One of my favourite pieces is Rhys Hughes’s tragicomic story of lust and high-dudgeon in ‘How to Lose Friends and Alienate People’, a deceptively light-weight piece, the humour draws heavily on Hughes’ trademark and endearingly awful puns. The fancy dress costumes, however, are both imaginative and witty: one character comes as a volcanic upthrust in a primordial ocean. The story seems to be going nowhere in a very entertaining way but, when it reaches its rambling conclusion, there is the sense of a clever resolution: like watching a child genius making a scale model of the Eiffel Tower out of a heap of rotting lettuce.
‘I Was a Teenage Rent-a-Frankenstein’ is the sort of scarily smart piece of fiction which SuW specialises in: a story that crosses and recrosses the boundary between fiction and non-fiction. The story explores the peculiarly perverted and distorted world view of a Mormon family. Featuring the outrageous Barkdull family, it’s a blackly comic tirade against the corrosive effects of religion. Mama Barkdull, aka Death Lady, subjects a young boy to a humiliating and abusive routine as she wet-nurses him into adolescence. There are some grotesque sequences partly related in a sinister red-neck cadence, which begins to seem positively demonic at the same time as it is hilarious. Ostensibly a coming-of-age story, the piece reflects in an uncomfortable way on the decay of religious morality in the western world but perhaps we are offered a glimmer of light at the end.
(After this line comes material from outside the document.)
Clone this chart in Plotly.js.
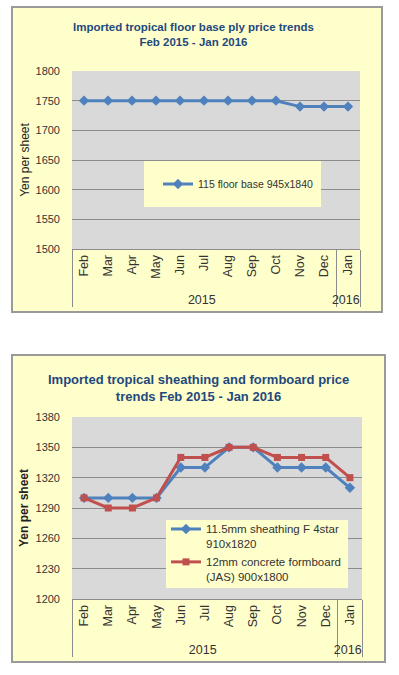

The great thing about Sein und Werden is the way it explores its themes inside out. Each piece has something original to say about people’s need to create monsters. The stories in this issue are muscular and thought-provoking. The print issue is an off-shoot of the web-based magazine, or vice-versa. The stories on the web-site are in a very similar vein to those in the print mag with some of the same authors cropping up, but the art-work on the web-site seems better integrated and, certainly in the case of the coloured images, works better visually. However, for readers like me, who like to prop their reading matter open between the breakfast things, there’s nothing to beat the sheer flexibility and ease of paper and ink, thick green paper notwithstanding.